In History 174 we’ve now come to the end of Peter Dear’s Revolutionizing the Sciences, a textbook which I like a great deal (and the students seemed to like it, too). For the rest of the course, the textbook is Peter Bowler and Iwan Rhys-Morus’ Making Modern Science, which I generally like, but I have one major criticism that applies both to it, and to history of science writing in general, and that is its insistence on arguing against naive positions.
We’re starting out with their chapter on “The Chemical Revolution”, which they frame around the question of whether the chemical revolution was delayed by a century from the rest of the scientific revolution (and, of course, whether it was a revolution at all). They mount a sustained attack on the notion. This general strategy is employed throughout the book. Various historians, like Kuhn, are constantly making an appearance. I can’t help but think that this is distracting to students. I would be willing to bet they have no a priori notions abut the “chemical revolution”, so why burden the text by structuring it around a refutation of such notions? I believe the point of a textbook is to tell the best, most informative history we can, not to lay bare the neuroses of our profession induced in us by our battles with our forebears [edit; rereading Bowler and Morus this morning, this last clause is too extreme a description for what they clearly have intentionally deployed as an interesting framing device–but I think the statement is valid for why it might seem like a good idea to insert the “history of science profession” so prominently into a “history of science textbook”].

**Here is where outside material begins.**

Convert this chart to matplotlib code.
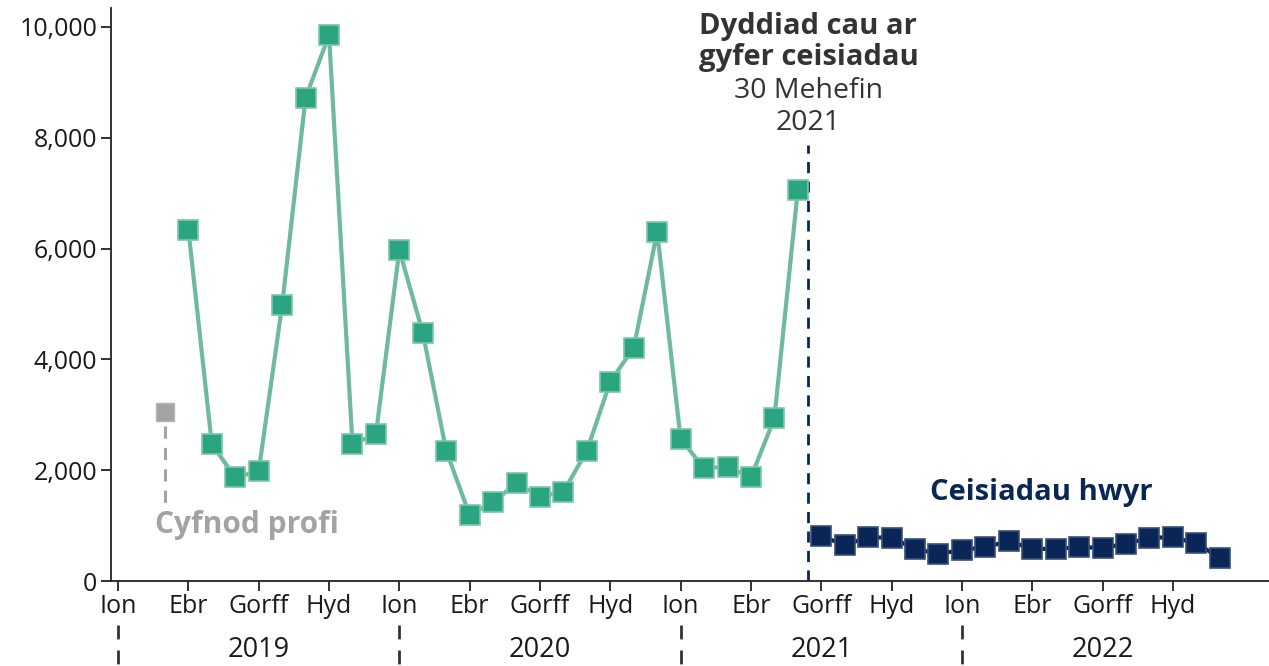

Really, the strategy isn’t surprising, because it is, in general, a habit ingrained in our desire to elevate our own analyses by arguing against the naive positions of certain prior thinkers about science, or against the “science textbook presentation”, or against “pop science”, or against the notion that the progress of science is independent of its context, as if these represented a living and threatening school of historical thought. My historiography guru David Edgerton has publicly and privately criticized technology historians’ habit of taking on straw men like the “linear model” (my students will read his piece against this straw man) and technological determinism. I tend to glorify mainline historians, but they, too, tend to rail against viewing developments as inevitable, and insist on looking at how events are “contingent”. If we’re going to improve our art, we need to avoid intellectual crutches like arguing against long-comatose naive positions.